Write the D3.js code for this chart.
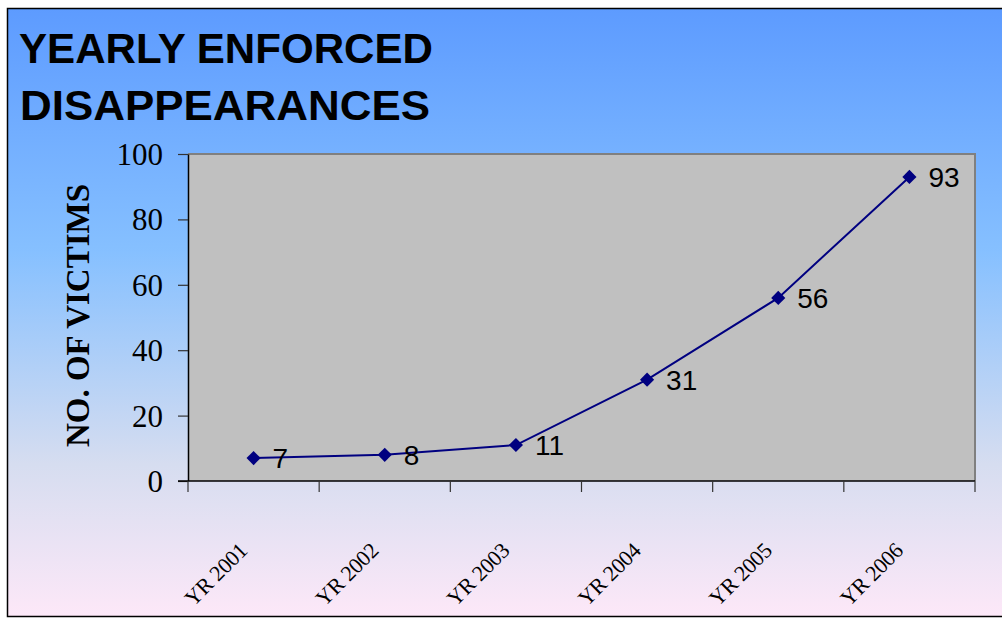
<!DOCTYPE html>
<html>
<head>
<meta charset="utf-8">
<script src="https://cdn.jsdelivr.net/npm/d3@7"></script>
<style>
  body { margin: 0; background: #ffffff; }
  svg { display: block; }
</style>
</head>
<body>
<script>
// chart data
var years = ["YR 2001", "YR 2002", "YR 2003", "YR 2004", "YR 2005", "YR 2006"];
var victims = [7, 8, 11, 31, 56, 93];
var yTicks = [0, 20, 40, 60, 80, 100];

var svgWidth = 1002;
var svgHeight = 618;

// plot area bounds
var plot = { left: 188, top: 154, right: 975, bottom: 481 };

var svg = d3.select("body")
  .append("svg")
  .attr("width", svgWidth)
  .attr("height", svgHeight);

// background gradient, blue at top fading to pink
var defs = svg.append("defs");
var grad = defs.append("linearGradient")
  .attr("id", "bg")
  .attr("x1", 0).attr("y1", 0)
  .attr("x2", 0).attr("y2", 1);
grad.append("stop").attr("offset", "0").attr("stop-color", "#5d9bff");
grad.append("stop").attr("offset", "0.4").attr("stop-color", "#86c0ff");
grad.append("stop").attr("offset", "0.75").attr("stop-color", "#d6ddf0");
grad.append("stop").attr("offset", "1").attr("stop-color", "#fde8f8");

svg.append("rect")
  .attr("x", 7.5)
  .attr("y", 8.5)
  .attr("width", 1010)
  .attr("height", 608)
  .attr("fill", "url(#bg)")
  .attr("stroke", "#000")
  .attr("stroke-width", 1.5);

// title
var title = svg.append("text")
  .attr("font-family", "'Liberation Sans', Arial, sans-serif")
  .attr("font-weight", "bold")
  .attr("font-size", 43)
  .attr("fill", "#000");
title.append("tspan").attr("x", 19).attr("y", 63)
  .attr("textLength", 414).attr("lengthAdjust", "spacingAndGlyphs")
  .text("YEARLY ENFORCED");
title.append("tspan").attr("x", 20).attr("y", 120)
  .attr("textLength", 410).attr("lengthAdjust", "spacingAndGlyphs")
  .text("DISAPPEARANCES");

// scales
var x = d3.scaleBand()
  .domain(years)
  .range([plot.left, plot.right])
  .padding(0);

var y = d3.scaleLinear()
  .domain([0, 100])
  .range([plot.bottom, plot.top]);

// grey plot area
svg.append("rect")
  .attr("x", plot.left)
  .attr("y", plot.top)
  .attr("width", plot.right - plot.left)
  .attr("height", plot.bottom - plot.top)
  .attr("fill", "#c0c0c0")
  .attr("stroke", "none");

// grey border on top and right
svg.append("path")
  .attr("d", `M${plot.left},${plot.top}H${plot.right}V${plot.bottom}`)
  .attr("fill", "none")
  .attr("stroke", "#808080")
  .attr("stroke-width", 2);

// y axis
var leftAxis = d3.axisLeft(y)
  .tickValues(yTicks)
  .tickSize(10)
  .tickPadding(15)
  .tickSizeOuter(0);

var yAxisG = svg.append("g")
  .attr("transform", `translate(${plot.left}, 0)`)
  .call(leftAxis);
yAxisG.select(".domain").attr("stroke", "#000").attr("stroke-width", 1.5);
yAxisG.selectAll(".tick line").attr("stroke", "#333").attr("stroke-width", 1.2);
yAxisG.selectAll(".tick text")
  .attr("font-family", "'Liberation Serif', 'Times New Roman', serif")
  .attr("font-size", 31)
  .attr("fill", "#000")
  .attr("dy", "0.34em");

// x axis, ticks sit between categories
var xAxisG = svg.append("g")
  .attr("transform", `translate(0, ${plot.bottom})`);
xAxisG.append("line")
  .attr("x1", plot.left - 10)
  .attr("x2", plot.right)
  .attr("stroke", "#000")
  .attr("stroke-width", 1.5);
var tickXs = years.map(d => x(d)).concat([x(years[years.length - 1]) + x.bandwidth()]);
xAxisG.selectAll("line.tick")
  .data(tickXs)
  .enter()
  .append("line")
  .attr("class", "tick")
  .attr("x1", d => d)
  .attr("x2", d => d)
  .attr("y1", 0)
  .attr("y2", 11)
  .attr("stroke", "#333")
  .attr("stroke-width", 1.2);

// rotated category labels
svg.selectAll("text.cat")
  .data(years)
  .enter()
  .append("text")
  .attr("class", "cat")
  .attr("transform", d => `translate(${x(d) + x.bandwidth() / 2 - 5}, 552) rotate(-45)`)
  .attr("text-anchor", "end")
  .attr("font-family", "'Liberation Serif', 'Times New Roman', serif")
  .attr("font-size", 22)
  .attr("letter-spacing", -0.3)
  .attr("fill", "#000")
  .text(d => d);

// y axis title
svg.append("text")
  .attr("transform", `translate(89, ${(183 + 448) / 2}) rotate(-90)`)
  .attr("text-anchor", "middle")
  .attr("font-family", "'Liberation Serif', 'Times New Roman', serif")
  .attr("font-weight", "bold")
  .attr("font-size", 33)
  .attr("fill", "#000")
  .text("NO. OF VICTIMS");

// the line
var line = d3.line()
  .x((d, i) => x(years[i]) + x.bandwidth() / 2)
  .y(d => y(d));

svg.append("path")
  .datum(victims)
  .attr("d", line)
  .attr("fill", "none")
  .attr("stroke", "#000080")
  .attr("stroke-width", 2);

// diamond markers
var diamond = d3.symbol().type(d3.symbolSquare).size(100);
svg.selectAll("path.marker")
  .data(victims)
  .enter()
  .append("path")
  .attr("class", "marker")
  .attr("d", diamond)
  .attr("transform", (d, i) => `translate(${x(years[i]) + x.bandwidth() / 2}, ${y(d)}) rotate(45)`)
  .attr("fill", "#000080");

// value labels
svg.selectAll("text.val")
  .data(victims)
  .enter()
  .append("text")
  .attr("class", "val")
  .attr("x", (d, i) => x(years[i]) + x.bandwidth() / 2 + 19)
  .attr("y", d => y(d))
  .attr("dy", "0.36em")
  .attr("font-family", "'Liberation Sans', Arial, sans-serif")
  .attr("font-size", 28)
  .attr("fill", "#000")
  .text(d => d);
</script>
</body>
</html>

INSTRUCTION:
Copy the listing word for word, excluding its pictures.

ANSWER FOR THIS EXERCISE:
Write the D3.js code for this chart.
<!DOCTYPE html>
<html>
<head>
<meta charset="utf-8">
<script src="https://cdn.jsdelivr.net/npm/d3@7"></script>
<style>
  body { margin: 0; background: #ffffff; }
  svg { display: block; }
</style>
</head>
<body>
<script>
// chart data
var years = ["YR 2001", "YR 2002", "YR 2003", "YR 2004", "YR 2005", "YR 2006"];
var victims = [7, 8, 11, 31, 56, 93];
var yTicks = [0, 20, 40, 60, 80, 100];

var svgWidth = 1002;
var svgHeight = 618;

// plot area bounds
var plot = { left: 188, top: 154, right: 975, bottom: 481 };

var svg = d3.select("body")
  .append("svg")
  .attr("width", svgWidth)
  .attr("height", svgHeight);

// background gradient, blue at top fading to pink
var defs = svg.append("defs");
var grad = defs.append("linearGradient")
  .attr("id", "bg")
  .attr("x1", 0).attr("y1", 0)
  .attr("x2", 0).attr("y2", 1);
grad.append("stop").attr("offset", "0").attr("stop-color", "#5d9bff");
grad.append("stop").attr("offset", "0.4").attr("stop-color", "#86c0ff");
grad.append("stop").attr("offset", "0.75").attr("stop-color", "#d6ddf0");
grad.append("stop").attr("offset", "1").attr("stop-color", "#fde8f8");

svg.append("rect")
  .attr("x", 7.5)
  .attr("y", 8.5)
  .attr("width", 1010)
  .attr("height", 608)
  .attr("fill", "url(#bg)")
  .attr("stroke", "#000")
  .attr("stroke-width", 1.5);

// title
var title = svg.append("text")
  .attr("font-family", "'Liberation Sans', Arial, sans-serif")
  .attr("font-weight", "bold")
  .attr("font-size", 43)
  .attr("fill", "#000");
title.append("tspan").attr("x", 19).attr("y", 63)
  .attr("textLength", 414).attr("lengthAdjust", "spacingAndGlyphs")
  .text("YEARLY ENFORCED");
title.append("tspan").attr("x", 20).attr("y", 120)
  .attr("textLength", 410).attr("lengthAdjust", "spacingAndGlyphs")
  .text("DISAPPEARANCES");

// scales
var x = d3.scaleBand()
  .domain(years)
  .range([plot.left, plot.right])
  .padding(0);

var y = d3.scaleLinear()
  .domain([0, 100])
  .range([plot.bottom, plot.top]);

// grey plot area
svg.append("rect")
  .attr("x", plot.left)
  .attr("y", plot.top)
  .attr("width", plot.right - plot.left)
  .attr("height", plot.bottom - plot.top)
  .attr("fill", "#c0c0c0")
  .attr("stroke", "none");

// grey border on top and right
svg.append("path")
  .attr("d", `M${plot.left},${plot.top}H${plot.right}V${plot.bottom}`)
  .attr("fill", "none")
  .attr("stroke", "#808080")
  .attr("stroke-width", 2);

// y axis
var leftAxis = d3.axisLeft(y)
  .tickValues(yTicks)
  .tickSize(10)
  .tickPadding(15)
  .tickSizeOuter(0);

var yAxisG = svg.append("g")
  .attr("transform", `translate(${plot.left}, 0)`)
  .call(leftAxis);
yAxisG.select(".domain").attr("stroke", "#000").attr("stroke-width", 1.5);
yAxisG.selectAll(".tick line").attr("stroke", "#333").attr("stroke-width", 1.2);
yAxisG.selectAll(".tick text")
  .attr("font-family", "'Liberation Serif', 'Times New Roman', serif")
  .attr("font-size", 31)
  .attr("fill", "#000")
  .attr("dy", "0.34em");

// x axis, ticks sit between categories
var xAxisG = svg.append("g")
  .attr("transform", `translate(0, ${plot.bottom})`);
xAxisG.append("line")
  .attr("x1", plot.left - 10)
  .attr("x2", plot.right)
  .attr("stroke", "#000")
  .attr("stroke-width", 1.5);
var tickXs = years.map(d => x(d)).concat([x(years[years.length - 1]) + x.bandwidth()]);
xAxisG.selectAll("line.tick")
  .data(tickXs)
  .enter()
  .append("line")
  .attr("class", "tick")
  .attr("x1", d => d)
  .attr("x2", d => d)
  .attr("y1", 0)
  .attr("y2", 11)
  .attr("stroke", "#333")
  .attr("stroke-width", 1.2);

// rotated category labels
svg.selectAll("text.cat")
  .data(years)
  .enter()
  .append("text")
  .attr("class", "cat")
  .attr("transform", d => `translate(${x(d) + x.bandwidth() / 2 - 5}, 552) rotate(-45)`)
  .attr("text-anchor", "end")
  .attr("font-family", "'Liberation Serif', 'Times New Roman', serif")
  .attr("font-size", 22)
  .attr("letter-spacing", -0.3)
  .attr("fill", "#000")
  .text(d => d);

// y axis title
svg.append("text")
  .attr("transform", `translate(89, ${(183 + 448) / 2}) rotate(-90)`)
  .attr("text-anchor", "middle")
  .attr("font-family", "'Liberation Serif', 'Times New Roman', serif")
  .attr("font-weight", "bold")
  .attr("font-size", 33)
  .attr("fill", "#000")
  .text("NO. OF VICTIMS");

// the line
var line = d3.line()
  .x((d, i) => x(years[i]) + x.bandwidth() / 2)
  .y(d => y(d));

svg.append("path")
  .datum(victims)
  .attr("d", line)
  .attr("fill", "none")
  .attr("stroke", "#000080")
  .attr("stroke-width", 2);

// diamond markers
var diamond = d3.symbol().type(d3.symbolSquare).size(100);
svg.selectAll("path.marker")
  .data(victims)
  .enter()
  .append("path")
  .attr("class", "marker")
  .attr("d", diamond)
  .attr("transform", (d, i) => `translate(${x(years[i]) + x.bandwidth() / 2}, ${y(d)}) rotate(45)`)
  .attr("fill", "#000080");

// value labels
svg.selectAll("text.val")
  .data(victims)
  .enter()
  .append("text")
  .attr("class", "val")
  .attr("x", (d, i) => x(years[i]) + x.bandwidth() / 2 + 19)
  .attr("y", d => y(d))
  .attr("dy", "0.36em")
  .attr("font-family", "'Liberation Sans', Arial, sans-serif")
  .attr("font-size", 28)
  .attr("fill", "#000")
  .text(d => d);
</script>
</body>
</html>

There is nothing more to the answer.